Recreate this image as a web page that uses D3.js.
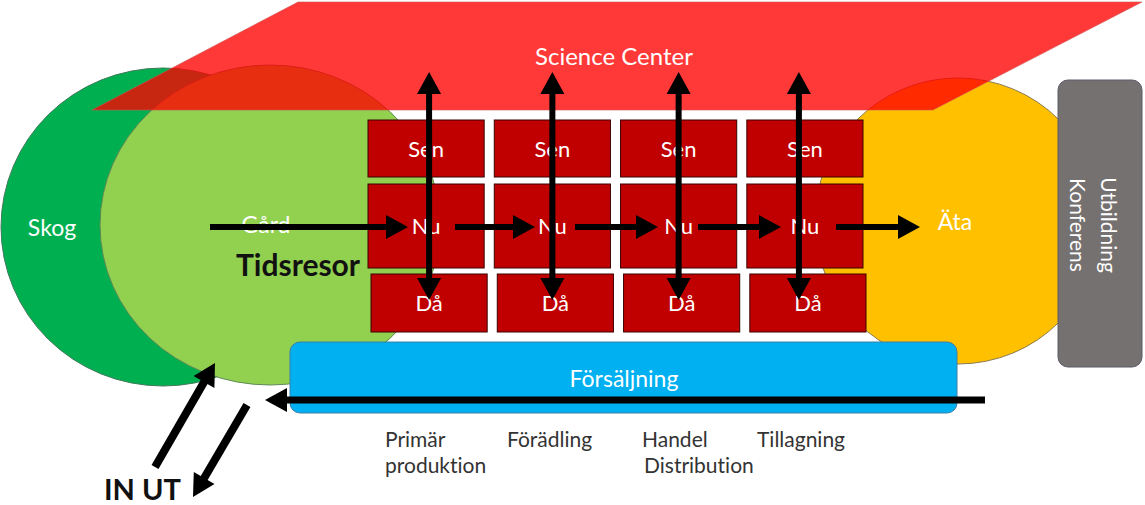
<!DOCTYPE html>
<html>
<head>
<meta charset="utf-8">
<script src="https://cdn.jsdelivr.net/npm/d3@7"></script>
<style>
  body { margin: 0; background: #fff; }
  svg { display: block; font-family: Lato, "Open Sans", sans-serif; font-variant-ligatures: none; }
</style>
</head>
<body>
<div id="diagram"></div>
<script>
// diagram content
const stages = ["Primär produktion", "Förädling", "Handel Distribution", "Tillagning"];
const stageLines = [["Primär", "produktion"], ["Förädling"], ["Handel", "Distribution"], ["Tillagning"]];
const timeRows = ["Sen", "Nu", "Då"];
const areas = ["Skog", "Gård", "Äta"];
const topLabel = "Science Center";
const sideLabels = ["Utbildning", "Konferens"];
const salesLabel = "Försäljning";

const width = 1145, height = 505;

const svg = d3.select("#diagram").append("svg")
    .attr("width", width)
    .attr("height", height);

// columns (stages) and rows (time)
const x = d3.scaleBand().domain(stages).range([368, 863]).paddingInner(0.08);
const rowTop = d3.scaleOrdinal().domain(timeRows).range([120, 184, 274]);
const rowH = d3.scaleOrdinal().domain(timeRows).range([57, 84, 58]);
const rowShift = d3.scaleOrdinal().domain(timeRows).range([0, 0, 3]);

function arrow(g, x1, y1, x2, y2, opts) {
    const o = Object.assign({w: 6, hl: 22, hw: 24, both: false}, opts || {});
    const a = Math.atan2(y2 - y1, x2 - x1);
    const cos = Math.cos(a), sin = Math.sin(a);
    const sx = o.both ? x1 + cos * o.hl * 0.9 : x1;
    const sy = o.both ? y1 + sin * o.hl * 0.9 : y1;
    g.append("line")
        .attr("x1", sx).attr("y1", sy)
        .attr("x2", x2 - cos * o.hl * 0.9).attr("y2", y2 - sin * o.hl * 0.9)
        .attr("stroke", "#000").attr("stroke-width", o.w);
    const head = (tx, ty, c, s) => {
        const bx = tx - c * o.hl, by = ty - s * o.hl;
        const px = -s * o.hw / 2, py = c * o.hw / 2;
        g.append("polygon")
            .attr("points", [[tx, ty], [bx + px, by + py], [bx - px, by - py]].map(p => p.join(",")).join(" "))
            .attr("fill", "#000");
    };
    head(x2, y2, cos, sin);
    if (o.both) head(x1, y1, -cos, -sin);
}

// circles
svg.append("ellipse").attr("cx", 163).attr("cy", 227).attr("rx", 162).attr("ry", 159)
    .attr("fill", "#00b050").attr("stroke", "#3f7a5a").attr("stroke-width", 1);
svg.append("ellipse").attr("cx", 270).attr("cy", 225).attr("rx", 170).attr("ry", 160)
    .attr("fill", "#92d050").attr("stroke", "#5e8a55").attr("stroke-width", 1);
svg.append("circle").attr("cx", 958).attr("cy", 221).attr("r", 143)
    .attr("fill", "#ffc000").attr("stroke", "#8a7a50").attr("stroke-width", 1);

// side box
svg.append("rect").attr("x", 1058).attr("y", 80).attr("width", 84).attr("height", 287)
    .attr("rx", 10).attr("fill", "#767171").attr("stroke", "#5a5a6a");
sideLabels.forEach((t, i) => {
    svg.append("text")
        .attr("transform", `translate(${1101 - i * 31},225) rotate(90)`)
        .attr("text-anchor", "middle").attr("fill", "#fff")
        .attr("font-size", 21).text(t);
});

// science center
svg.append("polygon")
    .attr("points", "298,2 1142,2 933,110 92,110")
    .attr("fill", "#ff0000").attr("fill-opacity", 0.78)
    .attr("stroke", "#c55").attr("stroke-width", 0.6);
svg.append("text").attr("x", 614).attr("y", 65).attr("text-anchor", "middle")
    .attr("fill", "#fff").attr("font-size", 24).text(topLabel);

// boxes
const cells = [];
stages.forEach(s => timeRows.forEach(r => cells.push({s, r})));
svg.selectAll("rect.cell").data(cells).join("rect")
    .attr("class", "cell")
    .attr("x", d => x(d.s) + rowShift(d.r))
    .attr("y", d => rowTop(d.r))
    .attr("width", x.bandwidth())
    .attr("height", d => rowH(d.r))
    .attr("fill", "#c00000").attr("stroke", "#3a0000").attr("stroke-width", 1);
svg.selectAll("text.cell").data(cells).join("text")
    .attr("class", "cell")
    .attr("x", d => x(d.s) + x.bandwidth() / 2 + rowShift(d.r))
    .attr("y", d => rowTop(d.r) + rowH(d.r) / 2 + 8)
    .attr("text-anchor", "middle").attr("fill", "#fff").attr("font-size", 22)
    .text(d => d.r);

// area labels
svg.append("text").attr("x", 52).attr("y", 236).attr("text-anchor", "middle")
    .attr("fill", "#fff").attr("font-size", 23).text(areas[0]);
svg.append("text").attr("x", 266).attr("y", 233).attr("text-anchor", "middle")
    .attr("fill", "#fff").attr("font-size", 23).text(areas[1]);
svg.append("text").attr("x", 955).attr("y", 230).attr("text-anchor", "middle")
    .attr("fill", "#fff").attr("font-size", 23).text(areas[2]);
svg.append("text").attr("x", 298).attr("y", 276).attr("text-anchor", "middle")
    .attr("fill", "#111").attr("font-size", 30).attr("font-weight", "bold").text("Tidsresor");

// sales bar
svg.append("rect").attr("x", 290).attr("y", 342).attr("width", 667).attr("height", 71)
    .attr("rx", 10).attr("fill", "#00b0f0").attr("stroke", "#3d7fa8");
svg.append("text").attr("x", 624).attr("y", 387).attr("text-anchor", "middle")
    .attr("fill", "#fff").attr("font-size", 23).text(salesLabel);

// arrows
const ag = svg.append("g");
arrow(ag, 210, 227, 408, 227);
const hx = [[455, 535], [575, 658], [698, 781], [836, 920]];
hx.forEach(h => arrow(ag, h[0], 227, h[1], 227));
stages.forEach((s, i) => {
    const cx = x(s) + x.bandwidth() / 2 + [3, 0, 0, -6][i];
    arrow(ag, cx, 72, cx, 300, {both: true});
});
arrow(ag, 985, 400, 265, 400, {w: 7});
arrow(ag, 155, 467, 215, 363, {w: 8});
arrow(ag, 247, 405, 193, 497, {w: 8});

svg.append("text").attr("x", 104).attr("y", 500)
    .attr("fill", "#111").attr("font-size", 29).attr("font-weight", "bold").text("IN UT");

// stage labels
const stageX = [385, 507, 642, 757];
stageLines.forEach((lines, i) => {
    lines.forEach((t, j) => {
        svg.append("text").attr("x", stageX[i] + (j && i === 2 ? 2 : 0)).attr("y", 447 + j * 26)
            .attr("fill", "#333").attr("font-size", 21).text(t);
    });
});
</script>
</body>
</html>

------------------------------------------------------------

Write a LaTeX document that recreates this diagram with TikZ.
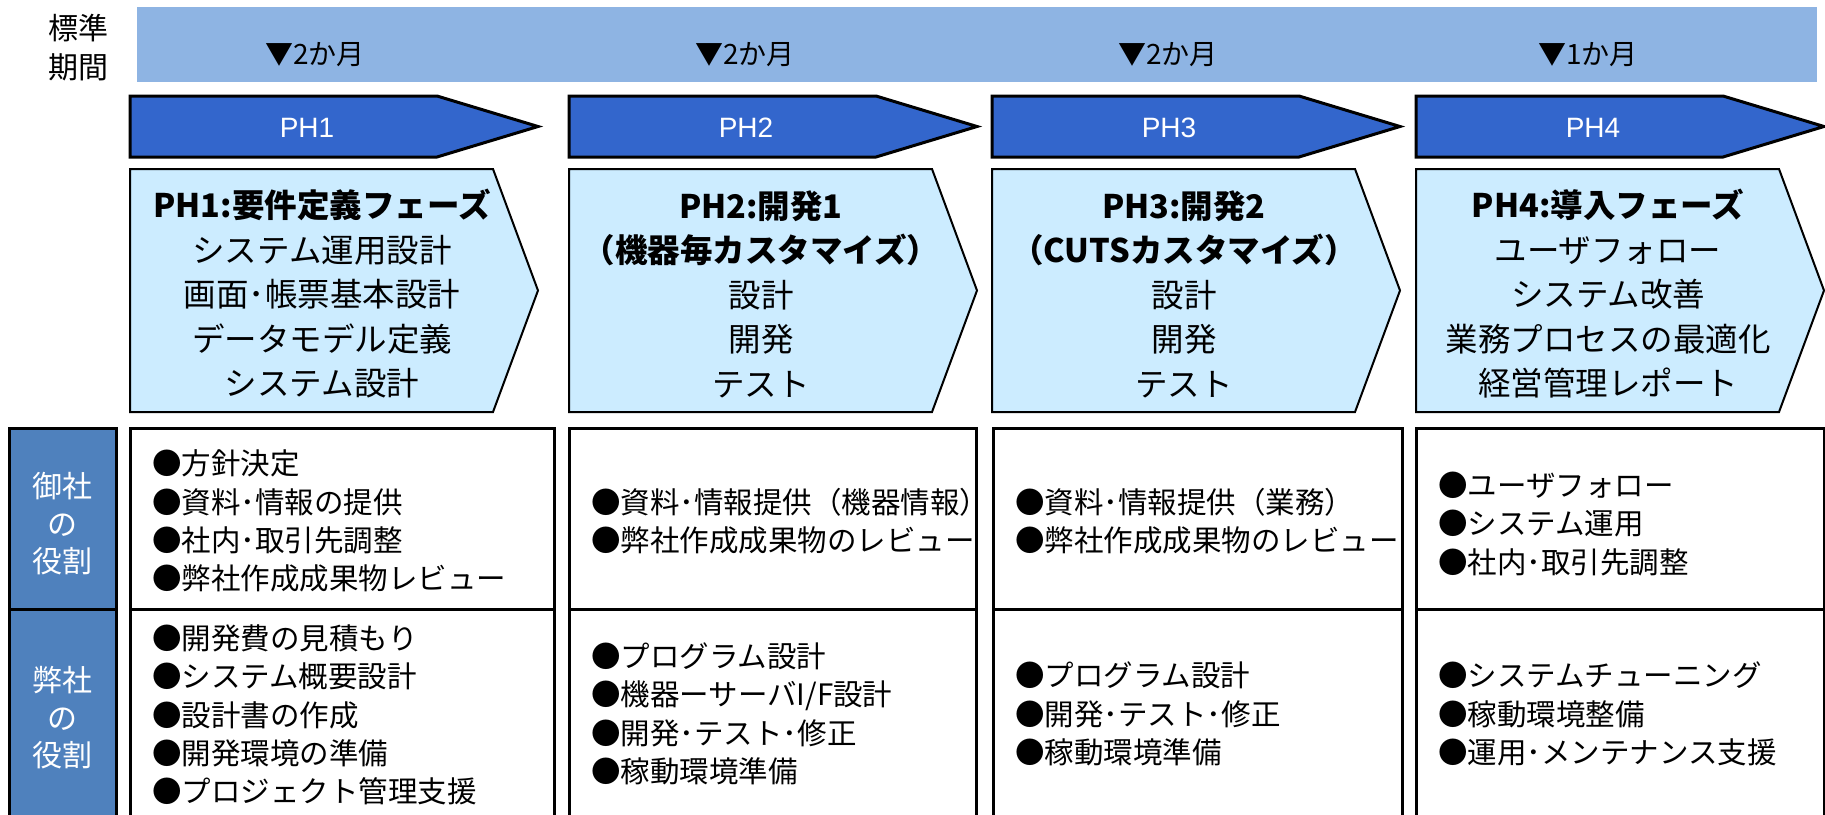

------------------------------------------------------------

— Exercise task —
From the records above, extract the lines from the one holding "Recreate this image" through the one holding "const width = 1145, height = 505;", word for word; omit the pictures.

— Result —
Recreate this image as a web page that uses D3.js.
<!DOCTYPE html>
<html>
<head>
<meta charset="utf-8">
<script src="https://cdn.jsdelivr.net/npm/d3@7"></script>
<style>
  body { margin: 0; background: #fff; }
  svg { display: block; font-family: Lato, "Open Sans", sans-serif; font-variant-ligatures: none; }
</style>
</head>
<body>
<div id="diagram"></div>
<script>
// diagram content
const stages = ["Primär produktion", "Förädling", "Handel Distribution", "Tillagning"];
const stageLines = [["Primär", "produktion"], ["Förädling"], ["Handel", "Distribution"], ["Tillagning"]];
const timeRows = ["Sen", "Nu", "Då"];
const areas = ["Skog", "Gård", "Äta"];
const topLabel = "Science Center";
const sideLabels = ["Utbildning", "Konferens"];
const salesLabel = "Försäljning";

const width = 1145, height = 505;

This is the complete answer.